Saturday, August 04, 2007

Being Around the Rich

Do you want to be around people richer than you? Or do you like to be the richest guy on the block? Greg Mankiw (link) conceptualizes this issue pretty much in terms of a pecker-measuring contest, which is fair enough in itself but probably too limited. Consider going to the opera: when you take the elevator up at the San Francisco Opera House, the operator (sic) announces the floors: Mezzanine! Orchestra! And then, as your nose begins to bleed: Music Lovers! Translated, that would be: balcony, the cheap seats.

We tend to join the Music Lovers. It's part parsimony, part sheer constraint--but not least, because the people in the balcony are on the whole rather nicer than the folks down below. I've sat in my share of $300 seats and I can testify: the folks down there are far more interested in the display than the music; they arrive with a vast sense of entitlement and a near-unlimited self-absorption. I'll take the the Music Lovers any day.

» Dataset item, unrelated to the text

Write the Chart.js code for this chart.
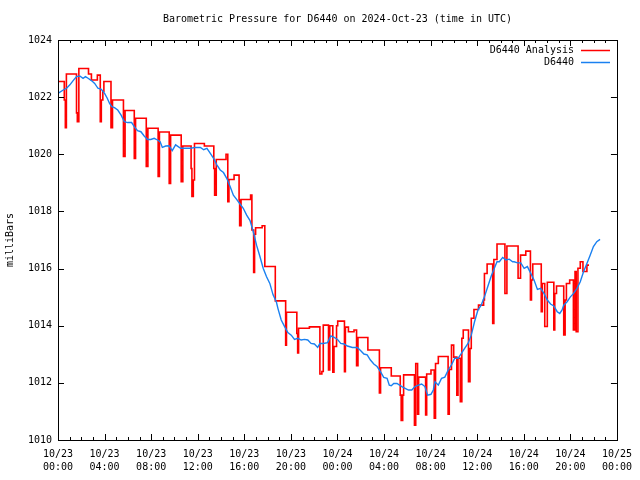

I think the same principle may work at home. Mr. and Mrs. Buce live in a fairly modest neighborhood, in the sense that we could probably afford better. I suspect we are better off than (many of) our neighbors, but actually, I am not sure: a couple of these folks are old-time locals who could well have a lot stashed away somewhere, and others are people of considerable enterprise and industry. Anyway, the plain fact is I don't think about it much--not nearly as much as I reflect on the inescapable truth that they are mostly darn good neighbors. There is one sorehead, but for the rest, they are all you would want: they keep their nose out of our business, but they are civil and cheery when you meet them, and they keep an eye on the house when we are away--I got a concerned call on my cellphone one night when I was crossing Sixth Avenue in Greenwich Village, 3,000 miles from home. I'm even cautiously optimistic that we will be able to make a deal on rebuilding the common fence. On the whole, they fit the old joke about how the only reason to lock your car here is to keep folks from stuffing it with zucchini.

So, caution to Greg Mankiw: Wealth and comparative status may not be the only vectors.

2 comments:

Anonymous said...

Taleb has much about this in his "Fooled by Randomness"

Anonymous said...

I live in an upper-middle class neighborhood and from my beautiful balcony overlooking the city, I find myself "spying" at the modest houses down at the bottom of the hill and even trying to listen at their conversations. I must have in mind one of those Italian movies of the Fifties.